Source: Realtor.com (August 2025)
“All of the top ZIPs in 2025 share a common formula of suburban environments with strong ties to major metros. These neighborhoods offer more space and greater lifestyle flexibility while maintaining commuting access. This reflects a broader shift as today’s buyers are more likely to be high-earning, and not as narrowly focused on affordability, but on a blend of amenities, space, accessibility, and value. ZIPs like 06611 (Trumbull, CT) and 06074 (South Windsor, CT) exemplify this shift, attracting urban escapees who want suburban tranquility without losing job access or infrastructure.”
Home sales
Fan-Yu Kuo of the National Association of Home Builders (NAHB) reports that existing home sales rose 2% in July to a 4.01 million annual rate, up 0.8% year-over-year, as mortgage rates eased from their May peak of 6.89% and inventory climbed to its highest level since May 2020 at 1.55 million units, a 15.7% annual increase. Despite these gains, affordability remains strained, with rates above 6% and prices increasing. The median home price hit $422,400, its 25th straight annual increase, while the first-time buyer share slipped to 28% and all-cash purchases grew to 31%.

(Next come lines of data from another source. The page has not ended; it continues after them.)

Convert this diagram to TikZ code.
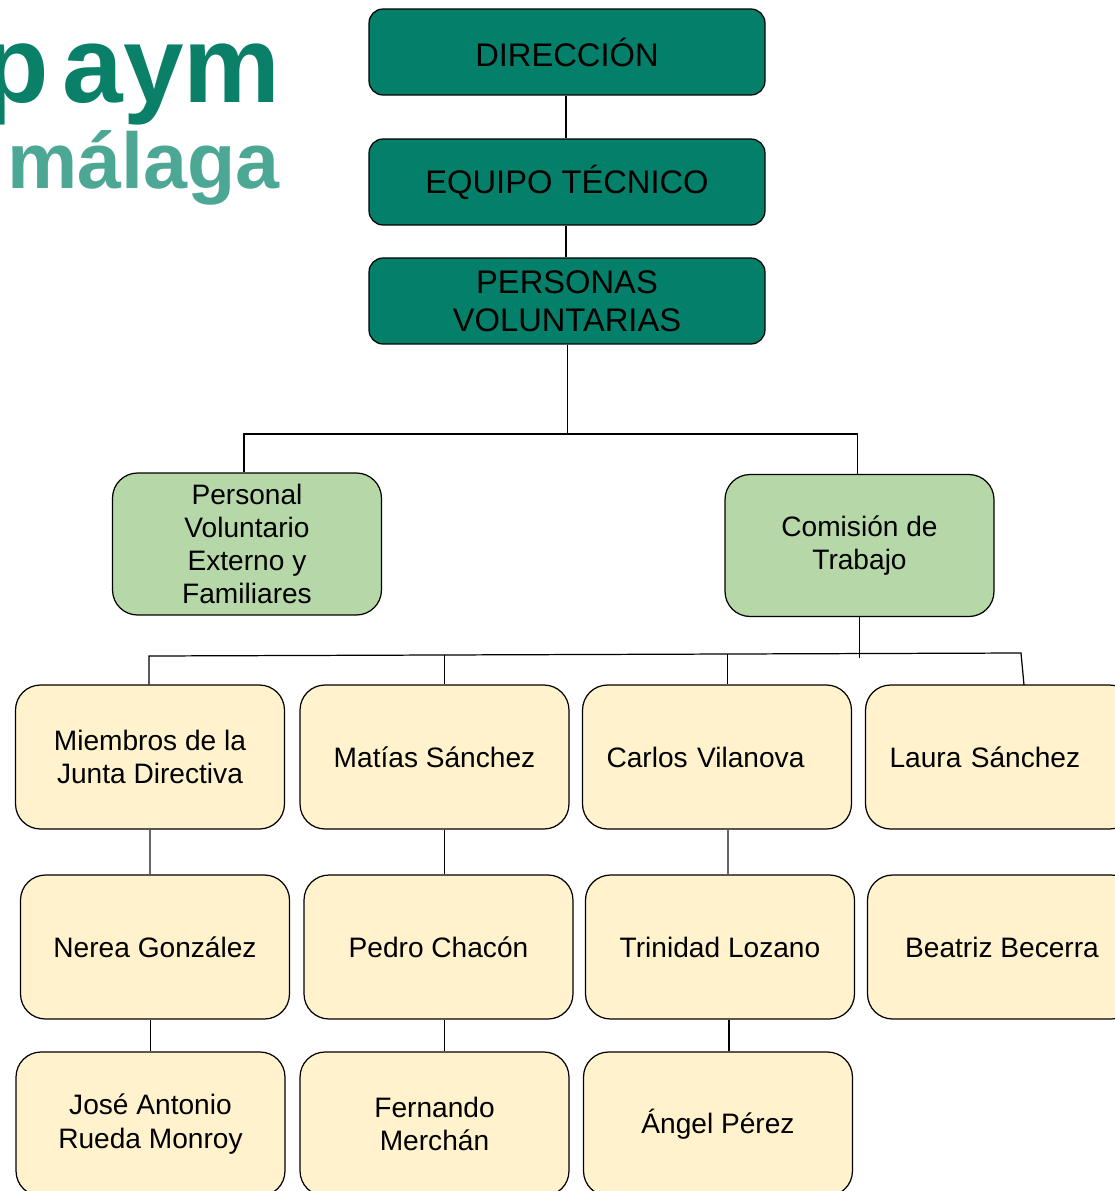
\documentclass[tikz,border=0pt]{standalone}
\usepackage{fontspec}
\setmainfont{Liberation Sans}
\definecolor{tealbox}{HTML}{047F6A}
\definecolor{greenbox}{HTML}{B6D7A8}
\definecolor{creambox}{HTML}{FFF2CC}
\definecolor{logodark}{HTML}{0A8069}
\definecolor{logolight}{HTML}{4DA795}
\tikzset{
  topbox/.style={draw, rounded corners=0.28cm, fill=tealbox, minimum width=7.92cm, minimum height=1.72cm, align=center, line width=0.7pt, font=\fontsize{18.6}{21.5}\selectfont},
  midbox/.style={draw, rounded corners=0.5cm, fill=greenbox, minimum width=5.38cm, minimum height=2.84cm, align=center, line width=0.7pt, font=\fontsize{16}{18.9}\selectfont},
  namebox/.style={draw, rounded corners=0.5cm, fill=creambox, minimum width=5.38cm, minimum height=2.88cm, align=center, line width=0.7pt, font=\fontsize{16}{18.9}\selectfont},
  sidebox/.style={namebox, align=left, inner xsep=0.48cm, text width=4.42cm},
  link/.style={line width=0.7pt},
  greylink/.style={line width=0.9pt, black!60}
}
\begin{document}
\begin{tikzpicture}[x=0.02cm, y=-0.02cm]
    \useasboundingbox (0,0) rectangle (1115,1191);

    % logo
    \node[anchor=base east, inner sep=0pt, text=logodark, font=\fontsize{62}{62}\selectfont\bfseries] (logoA) at (281,102) {p\kern8pt aym};
    \node[anchor=base east, inner sep=0pt, text=logolight, font=\fontsize{45}{45}\selectfont\bfseries] (logoB) at (280,188) {málaga};

    \node[topbox] (dir) at (567,52) {DIRECCIÓN};
    \node[topbox] (tec) at (567,182) {EQUIPO TÉCNICO};
    \node[topbox] (vol) at (567,301) {PERSONAS\\VOLUNTARIAS};

    \node[midbox] (ext) at (247,544) {Personal\\Voluntario\\Externo y\\Familiares};
    \node[midbox] (com) at (859.5,545.5) {Comisión de\\Trabajo};

    \node[namebox] (jun) at (150,757) {Miembros de la\\Junta Directiva};
    \node[namebox] (mat) at (434.5,757) {Matías Sánchez};
    \node[sidebox] (car) at (717,757) {Carlos Vilanova};
    \node[sidebox] (lau) at (1000,757) {Laura Sánchez};

    \node[namebox] (ner) at (155,947) {Nerea González};
    \node[namebox] (ped) at (438.5,947) {Pedro Chacón};
    \node[namebox] (tri) at (720,947) {Trinidad Lozano};
    \node[namebox] (bea) at (1002,947) {Beatriz Becerra};

    \node[namebox] (jos) at (150.5,1124) {José Antonio\\Rueda Monroy};
    \node[namebox] (fer) at (434.5,1124) {Fernando\\Merchán};
    \node[namebox] (ang) at (718,1124) {Ángel Pérez};

    % lineas
    \draw[link] (dir.south -| 566,0) -- (tec.north -| 566,0);
    \draw[link] (tec.south -| 566,0) -- (vol.north -| 566,0);

    \coordinate (busC) at (567.5,434);
    \coordinate (busL) at (244,434);
    \coordinate (busR) at (857.5,434);
    \draw[link] (vol.south -| busC) -- (busC);
    \draw[link] (ext.north -| busL) -- (busL) -- (busR) -- (com.north -| busR);

    \coordinate (rowL) at (149,656);
    \coordinate (rowR) at (1021,653);
    \coordinate (rowC) at (859.5,658);
    \coordinate (rowM) at (444.5,655);
    \coordinate (rowK) at (727.5,654);
    \draw[link] (com.south -| rowC) -- (rowC);
    \draw[link] (jun.north -| rowL) -- (rowL) -- (rowR) -- (1024,685);
    \draw[link] (rowM) -- (mat.north -| rowM);
    \draw[link] (rowK) -- (car.north -| rowK);

    \draw[greylink] (jun.south) -- (ner.north -| jun.south);
    \draw[link] (mat.south -| rowM) -- (ped.north -| rowM);
    \draw[greylink] (car.south -| 728,0) -- (tri.north -| 728,0);
    \draw[link] (ner.south -| jos.north) -- (jos.north);
    \draw[link] (ped.south -| rowM) -- (fer.north -| rowM);
    \draw[link] (tri.south -| 729,0) -- (ang.north -| 729,0);
  \end{tikzpicture}
\end{document}
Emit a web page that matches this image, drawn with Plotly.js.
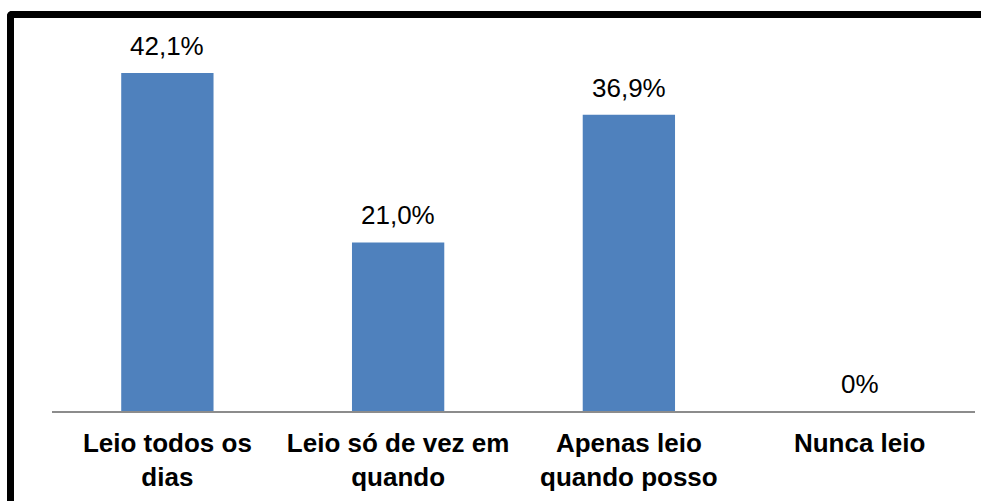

Source: NAHB (August 2025)
Laurel Wamsley of NPR comments on rising sales, noting that we are still well below pre-pandemic levels, buoyed by increasing inventory, now at 1.55 million units. This is the highest since 2020 and up nearly 16% year-over-year. More listings are giving buyers leverage, with homes taking longer to sell and prices softening in many markets, particularly in the South and West, even as the national median price increased to $422,400. Mortgage rates, averaging 6.6%, have slipped to their lowest level since October 2024, sparking a surge in refinancing.
Jake Krimmel of Realtor.com reports that housing inventory also rose 24.8% year over year in July 2025, marking the 21st straight month of growth and topping 1 million active listings, though still 13.4% below pre-pandemic levels. Pending sales fell 3% while homes lingered on the market a median of 58 days, up a week from last year, pushing time on market above pre-pandemic norms. The national median list price was $439,450, up just 0.5%, while price cuts appeared on 20.6% of listings. Regional divides remain stark, with the South and West seeing the biggest slowdowns, and list prices now below 2022 peaks in 19 of the 33 major metros reporting annual declines.

Source: Realtor.com (August 2025)
“The national market is cooling overall, but the pace and severity of the slowdown vary widely across regions. On the inventory side, metros in the Northeast and Midwest remain relatively tight, while those in the South and West are tilting in a more buyer-friendly direction with longer time on the market and an increasing number of sellers cutting prices.”
Lily Katz of Redfin reports that 15.3% of home-purchase agreements (58,000 deals) fell through in July, the highest July cancellation rate on record since 2017. Buyers, facing high prices, mortgage rates, and growing economic uncertainty, are increasingly walking away.

Source: Redfin (2025)
Cancellations are particularly pronounced in Texas and Florida, topping 20% in metros like San Antonio and Fort Lauderdale. With more inventory, buyers hold more leverage, often backing out over inspections or finding better options. However, easing mortgage rates and tightening supply could shift dynamics in the coming months.